==== Provided records

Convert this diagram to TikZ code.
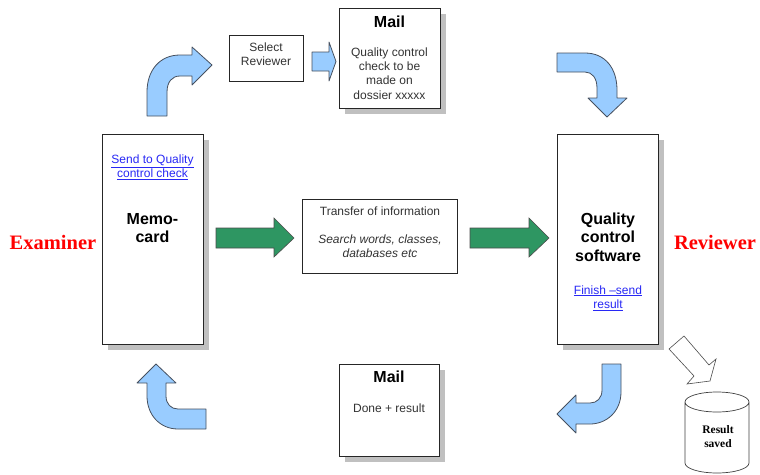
\documentclass[tikz,border=0pt]{standalone}
\usepackage{fontspec}
\setmainfont{Liberation Sans}
\newfontfamily\serifb{Liberation Serif}
\usetikzlibrary{shadows,shapes.geometric}
\definecolor{flow}{RGB}{153,204,255}
\definecolor{flowedge}{RGB}{70,80,95}
\definecolor{go}{RGB}{46,150,98}
\definecolor{shade}{RGB}{192,192,192}
\definecolor{lnk}{RGB}{40,40,245}
\tikzset{
  x=1pt,y=-1pt,
  boxsh/.style={draw=black!85,fill=white,line width=0.7pt,rectangle,inner sep=0pt,anchor=north west},
  shadowed/.style={boxsh,drop shadow={shadow xshift=6pt,shadow yshift=-6pt,fill=shade,opacity=1}},
  flowarrow/.style={draw=flowedge,fill=flow,line width=0.8pt,line join=round},
  goarrow/.style={draw=black!70,fill=go,line width=0.6pt},
  txt/.style={font=\fontsize{12}{14.3}\selectfont,align=center,text=black!80},
  head/.style={font=\fontsize{16}{18.5}\selectfont\bfseries,align=center},
  role/.style={font=\fontsize{20.5}{22}\selectfont\serifb\bfseries,text=red},
}
\begin{document}
\begin{tikzpicture}
\useasboundingbox (0,0) rectangle (760,474);
\node[shadowed,minimum width=100.5pt,minimum height=210pt] (memo) at (102,134) {};
\node[shadowed,minimum width=100.5pt,minimum height=210pt] (qc) at (557,134) {};
\node[shadowed,minimum width=100.5pt,minimum height=100pt] (mailtop) at (339,8) {};
\node[shadowed,minimum width=100pt,minimum height=92pt] (mailbot) at (339,364) {};
\node[boxsh,minimum width=74pt,minimum height=46pt] (select) at (229,35) {};
\node[boxsh,minimum width=155pt,minimum height=74pt] (info) at (302,199) {};
\node[txt] (selecttext) at (266,54) {Select\\Reviewer};
\node[head] (mailhead) at (389.5,21.5) {Mail};
\node[txt] (mailtext) at (389.5,73.5) {Quality control\\check to be\\made on\\dossier xxxxx};
\node[head] (mailhead2) at (389,377) {Mail};
\node[txt] (mailtext2) at (389,408) {Done + result};
\node[txt,text=lnk] (send) at (152.5,167) {\underline{Send to Quality}\\\underline{control check}};
\node[head] (memotext) at (152.5,228) {Memo-\\card};
\node[txt] (infotitle) at (380,211) {Transfer of information};
\node[txt,font=\fontsize{12}{14.3}\selectfont\itshape] (infotext) at (380,246.5) {Search words, classes,\\databases etc};
\node[head] (qctext) at (608,237) {Quality\\control\\software};
\node[txt,text=lnk] (finish) at (608,298) {\underline{Finish –send}\\\underline{result}};
\node[role] (examiner) at (53,242) {Examiner};
\node[role] (reviewer) at (715,242) {Reviewer};
% bent arrows
\path[flowarrow] (147,116) -- (147,92) .. controls (147,70) and (160,55) .. (180,55) -- (192,55) -- (192,47) -- (212,65) -- (192,85) -- (192,76) -- (180,76) .. controls (172,76) and (167,82) .. (167,92) -- (167,116) -- cycle;
\path[flowarrow] (312,52) -- (329,52) -- (329,42) -- (336,61.5) -- (329,81) -- (329,71) -- (312,71) -- cycle;
\path[flowarrow] (557,53) -- (585,53) .. controls (605,53) and (617,68) .. (617,90) -- (617,98) -- (627,98) -- (607,117) -- (588,98) -- (597,98) -- (597,88) .. controls (597,78) and (592,72) .. (585,72) -- (557,72) -- cycle;
\path[flowarrow] (621,364) -- (621,392) .. controls (621,412) and (606,424) .. (590,424) -- (576,424) -- (576,433) -- (557,414) -- (576,395) -- (576,403) -- (590,403) .. controls (597,403) and (602,398) .. (602,390) -- (602,364) -- cycle;
\path[flowarrow] (206,409) -- (178,409) .. controls (171,409) and (166,404) .. (166,396) -- (166,383) -- (176,383) -- (156,364) -- (137,383) -- (147,383) -- (147,396) .. controls (147,415) and (160,429) .. (178,429) -- (206,429) -- cycle;
% green arrows
\path[goarrow] (216,228) -- (274,228) -- (274,218) -- (294,238) -- (274,257) -- (274,248) -- (216,248) -- cycle;
\path[goarrow] (470,228) -- (529,228) -- (529,218) -- (549,238) -- (529,257) -- (529,248) -- (470,248) -- cycle;
% white arrow
\path[draw=black!70,fill=white,line width=0.6pt] (669,349) -- (684,336) -- (709,365) -- (716,359) -- (710,381) -- (687,384) -- (694,376) -- cycle;
% cylinder
\path[draw=black!75,fill=white,line width=0.7pt] (685,402) -- (685,463) arc[start angle=180,end angle=360,x radius=32pt,y radius=10pt] -- (749,402) arc[start angle=0,end angle=360,x radius=32pt,y radius=10pt];
\node[font=\fontsize{11.5}{14}\selectfont\serifb\bfseries,align=center] (saved) at (718,437) {Result\\saved};
\end{tikzpicture}
\end{document}
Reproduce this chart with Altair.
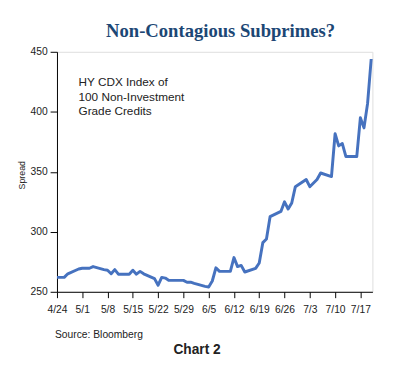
import altair as alt
import pandas as pd

dates = [
    "2007-04-24", "2007-04-25", "2007-04-26", "2007-04-27",
    "2007-04-30", "2007-05-01", "2007-05-02", "2007-05-03", "2007-05-04",
    "2007-05-07", "2007-05-08", "2007-05-09", "2007-05-10", "2007-05-11",
    "2007-05-14", "2007-05-15", "2007-05-16", "2007-05-17", "2007-05-18",
    "2007-05-21", "2007-05-22", "2007-05-23", "2007-05-24", "2007-05-25",
    "2007-05-29", "2007-05-30", "2007-05-31", "2007-06-01",
    "2007-06-04", "2007-06-05", "2007-06-06", "2007-06-07", "2007-06-08",
    "2007-06-11", "2007-06-12", "2007-06-13", "2007-06-14", "2007-06-15",
    "2007-06-18", "2007-06-19", "2007-06-20", "2007-06-21", "2007-06-22",
    "2007-06-25", "2007-06-26", "2007-06-27", "2007-06-28", "2007-06-29",
    "2007-07-02", "2007-07-03", "2007-07-05", "2007-07-06",
    "2007-07-09", "2007-07-10", "2007-07-11", "2007-07-12", "2007-07-13",
    "2007-07-16", "2007-07-17", "2007-07-18", "2007-07-19", "2007-07-20",
]
spread = [
    262, 262, 262, 265,
    269, 269.6, 269.6, 269.6, 271,
    268.5, 268, 265, 268.5, 264.7,
    264.7, 268, 264.7, 267, 265,
    261, 255.5, 262, 261.4, 259.5,
    259.5, 258, 258, 257,
    254.5, 254, 259, 270, 267,
    267, 278.5, 271, 272, 266.5,
    269.5, 274, 291, 294, 312.6,
    317, 325, 319, 324, 337.6,
    343.6, 337.6, 343.6, 349,
    346, 381.7, 371.6, 373.5, 362.7,
    362.7, 395, 386.6, 407, 444,
]

tick_dates = [(4, 24), (5, 1), (5, 8), (5, 15), (5, 22), (5, 29), (6, 5),
              (6, 12), (6, 19), (6, 26), (7, 3), (7, 10), (7, 17)]
y_ticks = [250, 300, 350, 400, 450]

title_text = "Non-Contagious Subprimes?"
note_text = "HY CDX Index of\n100 Non-Investment\nGrade Credits"
source_text = "Source: Bloomberg"
chart_label = "Chart 2"
y_title = "Spread"

df = pd.DataFrame({"date": [d + "T00:00:00" for d in dates], "spread": spread})

W, H = 322, 245

line = alt.Chart(df).mark_line(color="#4672bf", strokeWidth=3, strokeJoin="round").encode(
    x=alt.X(
        "date:T",
        scale=alt.Scale(domain=[alt.DateTime(year=2007, month=4, date=24),
                                alt.DateTime(year=2007, month=7, date=20, hours=8)]),
        axis=alt.Axis(
            values=[alt.DateTime(year=2007, month=m, date=d) for m, d in tick_dates],
            format="%-m/%-d", title=None, grid=False, tickSize=6, labelPadding=7,
            labelFontSize=10.5, labelFont="Liberation Sans", labelColor="#222",
            domainColor="black", tickColor="black", labelOverlap=False,
            labelFlush=False,
        ),
    ),
    y=alt.Y(
        "spread:Q",
        scale=alt.Scale(domain=[250, 450], nice=False, zero=False),
        axis=alt.Axis(
            values=y_ticks, title=None, grid=False, tickSize=7, labelPadding=3,
            labelFontSize=10.5, labelFont="Liberation Sans", labelColor="#222",
            domainColor="black", tickColor="black", labelFlush=False,
        ),
    ),
)

def txt(text, x, y, **kw):
    return alt.Chart(pd.DataFrame({"t": [text]})).mark_text(**kw).encode(
        x=alt.value(x), y=alt.value(y), text="t:N"
    )

title = txt(title_text, 167, -15, font="Liberation Serif", fontSize=19, fontWeight="bold",
            color="#1c4775", align="center", baseline="alphabetic")
note = txt(note_text, 22, 35, font="Liberation Sans", fontSize=12, color="#222",
           align="left", baseline="alphabetic", lineBreak="\n", lineHeight=15)
source = txt(source_text, -2, 292, font="Liberation Sans", fontSize=10.5, color="#222",
             align="left", baseline="alphabetic")
label = txt(chart_label, 143, 309, font="Liberation Sans", fontSize=14, fontWeight="bold",
            color="#222", align="center", baseline="alphabetic")
ytitle = txt(y_title, -36, 126, font="Liberation Sans", fontSize=9, color="#222",
             align="center", baseline="middle", angle=270)

chart = alt.layer(line, title, note, source, label, ytitle).properties(
    width=W, height=H,
    autosize=alt.AutoSizeParams(type="none"),
    padding={"left": 50, "top": 41, "right": 20, "bottom": 70},
).configure_view(stroke="black", strokeWidth=1).configure(background="white")

chart.save("out.html", embed_options={"renderer": "svg", "actions": False})
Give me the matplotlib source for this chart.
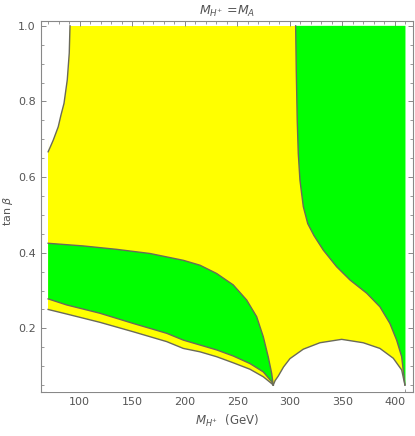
import matplotlib.pyplot as plt
from matplotlib.ticker import MultipleLocator

# data range of the scan
x_min, x_max = 70, 410
y_min, y_max = 0.05, 1.0

# top-left excluded (white) region boundary
tl_x = [70.0, 72.4, 74.9, 79.6, 82.2, 85.1, 88.2, 90.1, 90.8]
tl_y = [0.667, 0.682, 0.698, 0.733, 0.764, 0.795, 0.857, 0.928, 1.0]

# right green region: left boundary, top to bottom
gr_x = [305.5, 306.1, 307.0, 308.0, 309.6, 312.8, 317.0, 323.0, 331.8, 344.5,
        357.2, 373.1, 385.7, 395.2, 401.6, 406.4, 409.5]
gr_y = [1.0, 0.883, 0.751, 0.663, 0.592, 0.522, 0.477, 0.445, 0.407, 0.363,
        0.328, 0.293, 0.257, 0.213, 0.169, 0.125, 0.05]

# lower-left green band: upper and lower boundaries
gu_x = [70.0, 103.4, 135.2, 166.9, 198.6, 214.5, 230.4, 246.1, 258.9, 268.4,
        274.7, 279.4, 282.7, 284.2]
gu_y = [0.425, 0.418, 0.409, 0.398, 0.380, 0.367, 0.345, 0.315, 0.275, 0.231,
        0.178, 0.125, 0.081, 0.05]
gl_x = [70.0, 87.6, 119.3, 151.0, 166.9, 182.8, 198.6, 214.5, 230.4, 246.1,
        262.0, 274.7, 282.7, 284.2]
gl_y = [0.278, 0.262, 0.240, 0.213, 0.200, 0.187, 0.169, 0.156, 0.143, 0.127,
        0.107, 0.085, 0.059, 0.05]

# lower edge of the thin yellow strip
yl_x = [70.0, 87.6, 119.3, 151.0, 166.9, 182.8, 198.6, 214.5, 230.4, 246.1,
        262.0, 274.7, 282.7, 284.2]
yl_y = [0.250, 0.238, 0.216, 0.191, 0.178, 0.165, 0.147, 0.138, 0.125, 0.109,
        0.092, 0.072, 0.054, 0.05]

# white bump at the bottom right
wb_x = [284.2, 286.0, 289.0, 294.0, 300.1, 312.8, 328.6, 349.3, 369.8, 385.7,
        398.4, 406.4, 409.5]
wb_y = [0.05, 0.062, 0.074, 0.098, 0.12, 0.145, 0.162, 0.171, 0.162, 0.147,
        0.121, 0.090, 0.05]

yellow = '#ffff00'
green = '#00ff00'
edge = '#6a6a5a'
gray = '#555555'

fig = plt.figure(figsize=(4.15, 4.36), dpi=100)
ax = fig.add_axes([0.098, 0.100, 0.897, 0.852])
ax.set_xlim(62.9, 417.1)
ax.set_ylim(0.0307, 1.013)

ax.fill([x_min, x_max, x_max, x_min], [y_min, y_min, y_max, y_max],
        color=yellow, lw=0, zorder=1)
ax.fill(gr_x + [x_max, x_max], gr_y + [y_min, y_max], color=green, lw=0, zorder=2)
ax.fill(gu_x + gl_x[::-1], gu_y + gl_y[::-1], color=green, lw=0, zorder=2)
ax.fill(tl_x + [x_min - 1], tl_y + [y_max], color='white', lw=0, zorder=3)
ax.fill(yl_x + [yl_x[-1], x_min - 1, x_min - 1], yl_y + [0.0, 0.0, yl_y[0]],
        color='white', lw=0, zorder=3)
ax.fill(wb_x + [wb_x[-1], wb_x[0]], wb_y + [0.0, 0.0], color='white', lw=0, zorder=3)

for xs, ys in [(tl_x, tl_y), (gr_x, gr_y), (gu_x, gu_y), (gl_x, gl_y),
               (yl_x, yl_y), (wb_x, wb_y)]:
    ax.plot(xs, ys, color=edge, lw=1.0, zorder=4, solid_joinstyle='round')

ax.xaxis.set_minor_locator(MultipleLocator(10))
ax.yaxis.set_minor_locator(MultipleLocator(0.05))
ax.set_xticks([100, 150, 200, 250, 300, 350, 400])
ax.set_yticks([0.2, 0.4, 0.6, 0.8, 1.0])
ax.set_yticklabels(['0.2', '0.4', '0.6', '0.8', '1.0'])
ax.tick_params(which='both', direction='in', top=True, right=True,
               color='#888888', labelcolor=gray, labelsize=8)
ax.tick_params(which='major', length=3.5, width=0.7)
ax.tick_params(which='minor', length=2, width=0.6)
for s in ax.spines.values():
    s.set_color('#888888')
    s.set_linewidth(0.8)

ax.set_title(r'$M_{H^{+}}$ =$M_A$', color=gray, fontsize=9, pad=4)
ax.set_xlabel(r'$M_{H^{+}}$  (GeV)', color=gray, fontsize=8.5, labelpad=4)
ax.set_ylabel(r'tan $\beta$', color=gray, fontsize=8)
ax.yaxis.set_label_coords(-0.07, 0.49)

fig.savefig('out.png', dpi=100)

========

Exercise requirements ▸
From the entries above, copy every line containing the word "this".

Complete answer ▸
Convert this diagram to TikZ code.
Reproduce this chart with Altair.
Give me the matplotlib source for this chart.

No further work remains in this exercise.